Simple goes a step further, and treats this effective balance as The Balance. They call it “Safe to Spend.” Simple makes hiding money the key to its whole approach. This is very effective, especially when combined with one of Simple's other features: goals.

Goals

When you first open an account, most banks will also set up a savings account for you. Most banks will let you create several savings accounts. When my dad set up my first bank account, he gave me three savings accounts: Regular, Christmas, and Vacation. I never used them, but I got the point.

In the Simple game, all savings are transacted through discrete goals. It's not the goals themselves that are most interesting. What interests me here is that Simple won't let you save any other way. This means you can't save money without attaching some sort of emotional meaning to it.

For example, I like to wear sports coats. Let's say I'd like to get a new one, and I know it'll cost about $500. (I like nice sport coats.) I could set up a standard automatic transfer and spend the money when I have enough, but my deductions wouldn't have an obvious context or meaning. In Simple, I go to the goals page and say I would like to have $500 in three months. Simple tells me it will deduct about five dollars every day. If that's too high for my comfort level, I can stretch out the due date to my liking. Simple will then incorporate these known deductions into my Safe to Spend number.

Setting up a savings goal on Simple.com.

Running all my savings via goals has changed my whole attitude toward saving. On a certain level, saving has always felt to me like denying myself fun spending opportunities. In the Simple Game, the opposite has proven true. Because every goal has a name and a committed plan, and because the transactions are presented in small increments, saving has become an anticipatory pleasure. In fact, it's getting to the point where if I don't have savings built up, major purchases just aren't as fun.

Checks

When you sign up for an account, Simple sends you a debit card in the mail, in the most beautiful card vessel I've ever seen. What they don't send you is a checkbook. I hate writing checks and rarely write them, but occasionally there's no other payment option.

Many banks offer a bill payment service and essentially write the check for you. Once again, Simple takes away the choice. Instead of giving you checks, Simple gives you a form to fill out and figures out the rest. The benefit? Because Simple knows about the check from the start, the amount can immediately be deducted from your Safe to Spend number.

This is no small thing. Lots of banks make good money charging overdraft fees to customers who write checks for money that isn't there. With Simple, this is much harder to do. The result is a heightened confidence.

Level Up

Simple doesn't present overt game references. There are no points. There are no levels. You can't buy a better sword. There are no enemies.

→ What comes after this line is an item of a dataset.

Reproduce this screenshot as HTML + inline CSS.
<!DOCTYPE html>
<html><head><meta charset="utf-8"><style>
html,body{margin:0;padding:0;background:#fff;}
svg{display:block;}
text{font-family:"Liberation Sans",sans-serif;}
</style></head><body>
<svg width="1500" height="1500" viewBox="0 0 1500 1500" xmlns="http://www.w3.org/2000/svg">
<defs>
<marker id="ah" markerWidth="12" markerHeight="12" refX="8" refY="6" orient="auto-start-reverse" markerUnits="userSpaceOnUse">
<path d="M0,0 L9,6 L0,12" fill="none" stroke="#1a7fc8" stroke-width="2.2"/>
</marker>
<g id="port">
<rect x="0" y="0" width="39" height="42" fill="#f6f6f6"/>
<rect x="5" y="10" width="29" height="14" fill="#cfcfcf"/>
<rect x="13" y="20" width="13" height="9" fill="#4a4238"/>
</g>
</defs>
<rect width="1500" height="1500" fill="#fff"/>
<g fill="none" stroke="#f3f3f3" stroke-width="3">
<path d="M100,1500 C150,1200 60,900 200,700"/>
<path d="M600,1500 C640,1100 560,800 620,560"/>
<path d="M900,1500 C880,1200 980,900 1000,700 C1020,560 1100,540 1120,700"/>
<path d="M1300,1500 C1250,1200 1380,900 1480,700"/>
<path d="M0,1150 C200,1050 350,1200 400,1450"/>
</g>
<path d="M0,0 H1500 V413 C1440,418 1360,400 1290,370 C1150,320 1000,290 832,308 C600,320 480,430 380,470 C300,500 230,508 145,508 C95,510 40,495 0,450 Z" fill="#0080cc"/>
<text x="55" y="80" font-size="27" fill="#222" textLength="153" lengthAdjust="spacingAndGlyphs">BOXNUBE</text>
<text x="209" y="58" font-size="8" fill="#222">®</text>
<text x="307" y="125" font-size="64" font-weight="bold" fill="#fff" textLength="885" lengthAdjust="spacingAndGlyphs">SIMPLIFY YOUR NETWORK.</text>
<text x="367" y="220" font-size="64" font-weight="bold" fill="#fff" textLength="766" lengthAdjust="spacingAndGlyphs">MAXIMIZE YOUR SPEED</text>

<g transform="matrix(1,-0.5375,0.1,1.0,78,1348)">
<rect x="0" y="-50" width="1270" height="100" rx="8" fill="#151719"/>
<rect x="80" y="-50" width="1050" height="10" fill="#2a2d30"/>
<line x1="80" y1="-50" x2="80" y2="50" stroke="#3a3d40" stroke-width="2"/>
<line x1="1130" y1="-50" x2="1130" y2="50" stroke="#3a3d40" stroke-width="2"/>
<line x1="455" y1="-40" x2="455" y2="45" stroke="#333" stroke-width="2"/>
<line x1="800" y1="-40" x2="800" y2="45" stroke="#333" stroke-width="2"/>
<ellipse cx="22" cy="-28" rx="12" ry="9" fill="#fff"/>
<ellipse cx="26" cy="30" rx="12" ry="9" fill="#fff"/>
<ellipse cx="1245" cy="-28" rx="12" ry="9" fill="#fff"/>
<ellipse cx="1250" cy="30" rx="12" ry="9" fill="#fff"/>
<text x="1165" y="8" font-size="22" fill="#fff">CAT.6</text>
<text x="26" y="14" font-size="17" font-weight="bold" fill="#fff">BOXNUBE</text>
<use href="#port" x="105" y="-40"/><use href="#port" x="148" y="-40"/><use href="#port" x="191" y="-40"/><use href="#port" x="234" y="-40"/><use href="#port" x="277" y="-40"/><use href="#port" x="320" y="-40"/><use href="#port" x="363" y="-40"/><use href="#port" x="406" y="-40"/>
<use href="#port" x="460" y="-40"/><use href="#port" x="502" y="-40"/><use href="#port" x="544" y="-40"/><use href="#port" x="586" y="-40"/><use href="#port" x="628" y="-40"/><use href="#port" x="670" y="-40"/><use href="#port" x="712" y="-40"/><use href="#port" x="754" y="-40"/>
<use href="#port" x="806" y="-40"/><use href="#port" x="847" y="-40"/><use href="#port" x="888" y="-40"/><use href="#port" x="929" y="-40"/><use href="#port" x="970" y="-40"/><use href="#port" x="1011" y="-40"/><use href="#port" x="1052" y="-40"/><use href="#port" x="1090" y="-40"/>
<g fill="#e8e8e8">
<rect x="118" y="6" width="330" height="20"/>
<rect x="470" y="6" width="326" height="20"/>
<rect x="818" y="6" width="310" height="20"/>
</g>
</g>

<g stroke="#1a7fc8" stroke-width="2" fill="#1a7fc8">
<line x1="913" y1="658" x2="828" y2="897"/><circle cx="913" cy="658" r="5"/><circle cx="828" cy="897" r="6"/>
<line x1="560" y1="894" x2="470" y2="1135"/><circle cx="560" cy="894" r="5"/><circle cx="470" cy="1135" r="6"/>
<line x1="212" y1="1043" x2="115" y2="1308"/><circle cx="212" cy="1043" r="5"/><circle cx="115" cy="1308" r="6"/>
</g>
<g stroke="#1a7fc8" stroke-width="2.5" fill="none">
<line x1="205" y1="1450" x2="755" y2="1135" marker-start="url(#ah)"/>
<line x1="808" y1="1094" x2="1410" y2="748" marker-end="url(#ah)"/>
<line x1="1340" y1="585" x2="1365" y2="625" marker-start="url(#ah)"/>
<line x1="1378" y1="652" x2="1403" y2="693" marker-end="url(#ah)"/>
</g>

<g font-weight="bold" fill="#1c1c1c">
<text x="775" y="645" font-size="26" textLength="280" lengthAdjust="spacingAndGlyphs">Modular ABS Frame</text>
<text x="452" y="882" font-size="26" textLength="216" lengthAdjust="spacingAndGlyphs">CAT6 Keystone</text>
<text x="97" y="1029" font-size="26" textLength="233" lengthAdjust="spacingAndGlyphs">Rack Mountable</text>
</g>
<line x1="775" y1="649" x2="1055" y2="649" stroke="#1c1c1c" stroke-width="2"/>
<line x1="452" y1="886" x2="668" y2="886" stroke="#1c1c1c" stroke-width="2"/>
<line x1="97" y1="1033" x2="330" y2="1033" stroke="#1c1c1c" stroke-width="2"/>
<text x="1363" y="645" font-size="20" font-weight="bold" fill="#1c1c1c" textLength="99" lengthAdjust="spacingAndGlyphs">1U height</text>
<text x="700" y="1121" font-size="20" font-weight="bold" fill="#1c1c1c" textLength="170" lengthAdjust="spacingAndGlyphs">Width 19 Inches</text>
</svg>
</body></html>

But make no mistake: this is a game. Finance is, and always has been, a kind of survival game. I just didn't notice that until I started playing the Simple version, and even then I only noticed it after several months of thinking I was just trying out a bank.

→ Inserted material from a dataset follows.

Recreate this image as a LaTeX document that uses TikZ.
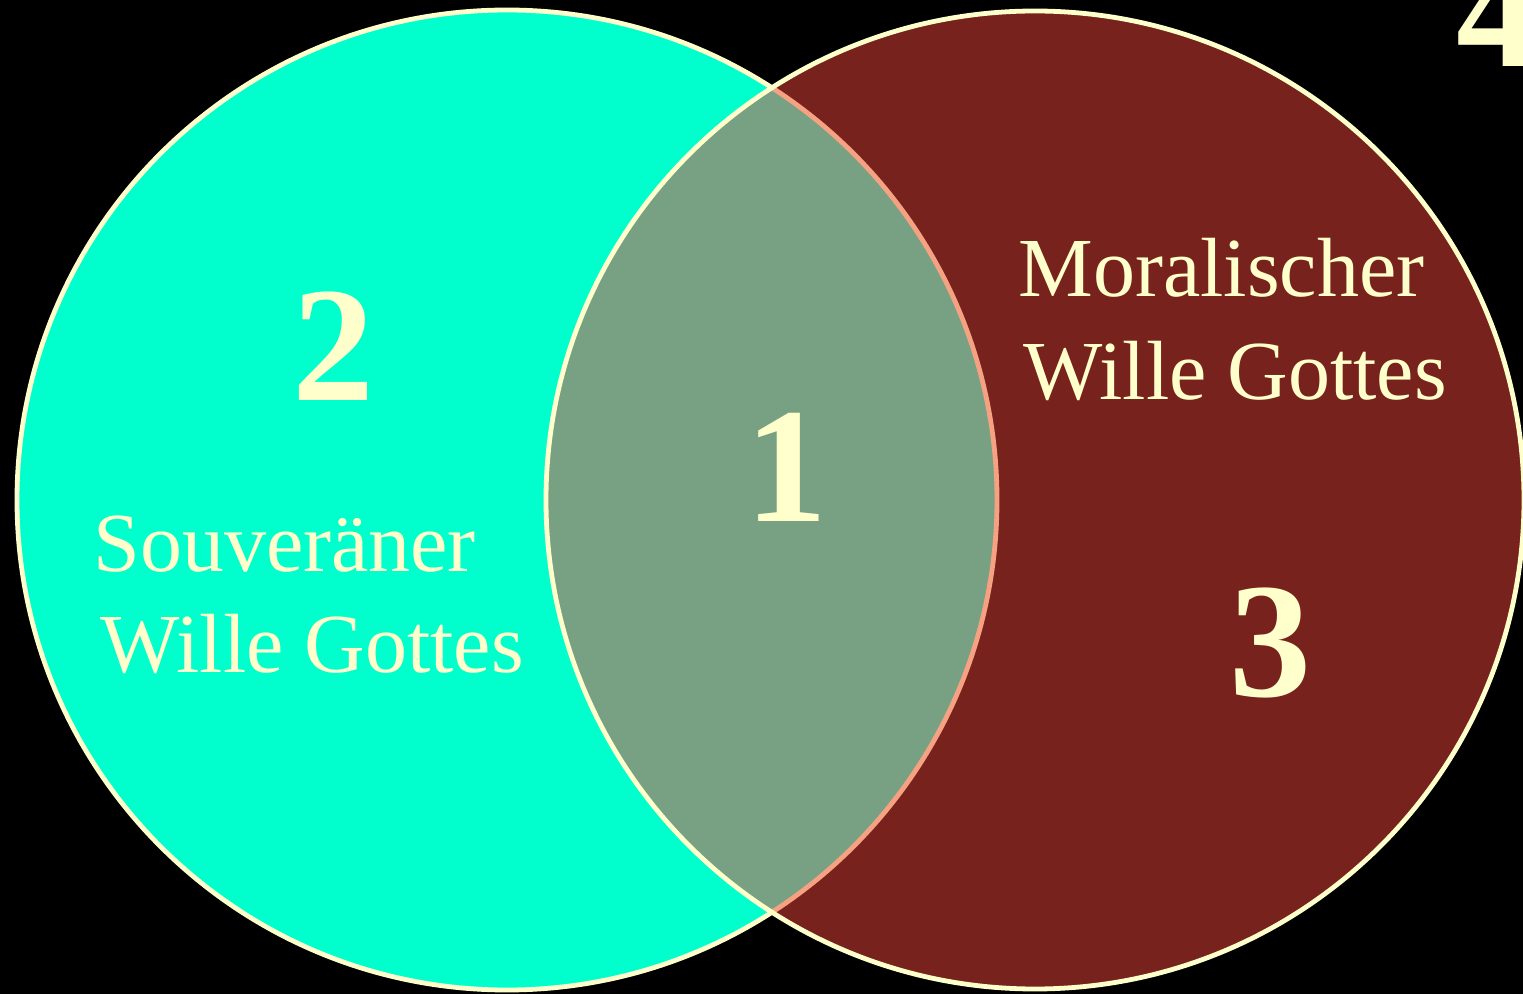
\documentclass[tikz,border=0pt]{standalone}
\usepackage{fontspec}
\setmainfont{Liberation Serif}
\definecolor{vCream}{RGB}{255,255,204}
\definecolor{vAqua}{RGB}{0,255,204}
\definecolor{vRust}{RGB}{240,68,60}
\tikzset{
  ring/.style={draw=vCream, line width=2.4pt},
  wlabel/.style={vCream, anchor=base west, inner sep=0pt, font=\fontsize{42}{50}\selectfont},
  nlabel/.style={vCream, anchor=base, inner sep=0pt, font=\fontsize{82}{90}\selectfont\bfseries},
}
\begin{document}
\begin{tikzpicture}[x=0.5pt,y=-0.5pt]
    % Frame
    \useasboundingbox (0,0) rectangle (1523,994);
    \fill[black] (0,0) rectangle (1523,994);
    % Sovereign will
    \fill[vAqua] (507,500) circle[radius=245pt];
    \draw[ring] (507,500) circle[radius=245pt];
    % Moral will, see-through
    \fill[vRust, fill opacity=0.5] (1035,500) circle[radius=244.5pt];
    \draw[ring] (1035,500) circle[radius=244.5pt];
    % Region numbers
    \node[nlabel] (n1) at (786,522) {1};
    \node[nlabel] (n2) at (333,401) {2};
    \node[nlabel] (n3) at (1270,697) {3};
    \node[nlabel, anchor=base west] (n4) at (1456,67) {4};
    % Labels
    \node[wlabel] (souv) at (93,572) {Souveräner};
    \node[wlabel] (souvW) at (100,673) {Wille Gottes};
    \node[wlabel] (moral) at (1018,297) {Moralischer};
    \node[wlabel] (moralW) at (1023,400) {Wille Gottes};
  \end{tikzpicture}
\end{document}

This is how gamification should be done.

A lot of attention tends to be paid to the genesis of an idea. But this is rarely a helpful exercise; most ideas aren't new, just new to you, and an idea is a fairly useless thing. It's the details that make an idea useful or interesting or fun. I think this is the key to good gamification: it's a suite of details. If “game” or “game mechanics” is part of the description or the jargon-filled “requirements” for your app, it's time to think twice. Instead, gamification should be an approach you keep in mind when solving software problems of any sort. The tools are too powerful to ignore.